Reproduce exactly the lines below, from the first through the one containing "c_gray = '#B0B0B0'", and nothing more.

────────

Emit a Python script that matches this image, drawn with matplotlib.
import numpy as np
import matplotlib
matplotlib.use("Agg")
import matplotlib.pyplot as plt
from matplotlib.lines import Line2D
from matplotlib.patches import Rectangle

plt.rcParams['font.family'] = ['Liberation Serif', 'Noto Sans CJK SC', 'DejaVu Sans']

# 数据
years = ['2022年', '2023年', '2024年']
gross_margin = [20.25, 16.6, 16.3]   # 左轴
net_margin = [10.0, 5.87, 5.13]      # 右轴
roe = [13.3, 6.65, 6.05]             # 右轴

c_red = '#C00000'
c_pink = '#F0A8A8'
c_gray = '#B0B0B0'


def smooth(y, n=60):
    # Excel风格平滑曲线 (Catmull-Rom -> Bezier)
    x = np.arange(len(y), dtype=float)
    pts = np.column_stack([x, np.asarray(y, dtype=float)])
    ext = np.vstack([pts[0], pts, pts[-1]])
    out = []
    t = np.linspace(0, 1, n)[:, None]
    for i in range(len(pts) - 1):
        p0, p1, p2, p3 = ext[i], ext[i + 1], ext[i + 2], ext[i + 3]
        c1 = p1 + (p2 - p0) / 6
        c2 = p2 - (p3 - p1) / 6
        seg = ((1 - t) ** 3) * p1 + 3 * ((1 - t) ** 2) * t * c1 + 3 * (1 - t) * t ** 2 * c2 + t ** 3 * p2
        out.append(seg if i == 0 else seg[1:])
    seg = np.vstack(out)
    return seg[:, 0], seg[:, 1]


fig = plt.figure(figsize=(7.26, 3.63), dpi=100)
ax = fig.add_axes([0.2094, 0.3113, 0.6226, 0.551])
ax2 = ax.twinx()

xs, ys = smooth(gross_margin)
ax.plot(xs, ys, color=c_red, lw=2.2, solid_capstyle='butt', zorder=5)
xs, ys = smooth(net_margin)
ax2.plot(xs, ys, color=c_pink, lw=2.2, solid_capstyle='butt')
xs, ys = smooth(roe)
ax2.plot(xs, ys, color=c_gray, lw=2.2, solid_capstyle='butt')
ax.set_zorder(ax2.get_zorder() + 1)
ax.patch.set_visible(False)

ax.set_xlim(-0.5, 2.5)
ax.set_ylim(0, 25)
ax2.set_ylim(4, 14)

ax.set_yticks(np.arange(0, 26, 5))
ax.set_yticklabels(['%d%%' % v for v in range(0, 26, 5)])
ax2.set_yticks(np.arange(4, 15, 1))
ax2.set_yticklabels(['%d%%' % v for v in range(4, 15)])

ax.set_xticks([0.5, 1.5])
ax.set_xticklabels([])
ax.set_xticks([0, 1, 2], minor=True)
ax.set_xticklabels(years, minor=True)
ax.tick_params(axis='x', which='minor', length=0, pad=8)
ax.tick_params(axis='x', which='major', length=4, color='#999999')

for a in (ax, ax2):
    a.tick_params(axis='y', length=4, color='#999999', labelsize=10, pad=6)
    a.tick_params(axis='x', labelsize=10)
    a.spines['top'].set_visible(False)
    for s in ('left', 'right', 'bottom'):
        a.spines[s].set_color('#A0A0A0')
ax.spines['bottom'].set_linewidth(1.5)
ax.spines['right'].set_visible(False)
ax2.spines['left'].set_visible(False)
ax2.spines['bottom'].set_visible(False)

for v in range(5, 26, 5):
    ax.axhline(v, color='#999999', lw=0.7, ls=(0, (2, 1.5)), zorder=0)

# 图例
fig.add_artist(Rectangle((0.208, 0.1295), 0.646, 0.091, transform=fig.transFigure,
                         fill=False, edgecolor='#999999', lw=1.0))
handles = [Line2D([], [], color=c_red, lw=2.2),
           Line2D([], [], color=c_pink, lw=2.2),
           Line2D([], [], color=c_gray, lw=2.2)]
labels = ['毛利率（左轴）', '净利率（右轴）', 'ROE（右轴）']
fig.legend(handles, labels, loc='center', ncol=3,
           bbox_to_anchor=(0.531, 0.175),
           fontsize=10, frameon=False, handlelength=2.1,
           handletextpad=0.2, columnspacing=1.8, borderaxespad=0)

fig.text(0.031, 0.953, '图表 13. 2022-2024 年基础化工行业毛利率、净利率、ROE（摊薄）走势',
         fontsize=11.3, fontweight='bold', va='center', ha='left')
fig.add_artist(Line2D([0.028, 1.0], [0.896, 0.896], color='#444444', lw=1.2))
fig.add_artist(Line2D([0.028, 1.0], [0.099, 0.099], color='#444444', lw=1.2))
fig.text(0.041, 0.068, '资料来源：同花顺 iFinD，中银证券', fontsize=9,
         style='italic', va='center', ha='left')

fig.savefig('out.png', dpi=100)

────────

The output -
Emit a Python script that matches this image, drawn with matplotlib.
import numpy as np
import matplotlib
matplotlib.use("Agg")
import matplotlib.pyplot as plt
from matplotlib.lines import Line2D
from matplotlib.patches import Rectangle

plt.rcParams['font.family'] = ['Liberation Serif', 'Noto Sans CJK SC', 'DejaVu Sans']

# 数据
years = ['2022年', '2023年', '2024年']
gross_margin = [20.25, 16.6, 16.3]   # 左轴
net_margin = [10.0, 5.87, 5.13]      # 右轴
roe = [13.3, 6.65, 6.05]             # 右轴

c_red = '#C00000'
c_pink = '#F0A8A8'
c_gray = '#B0B0B0'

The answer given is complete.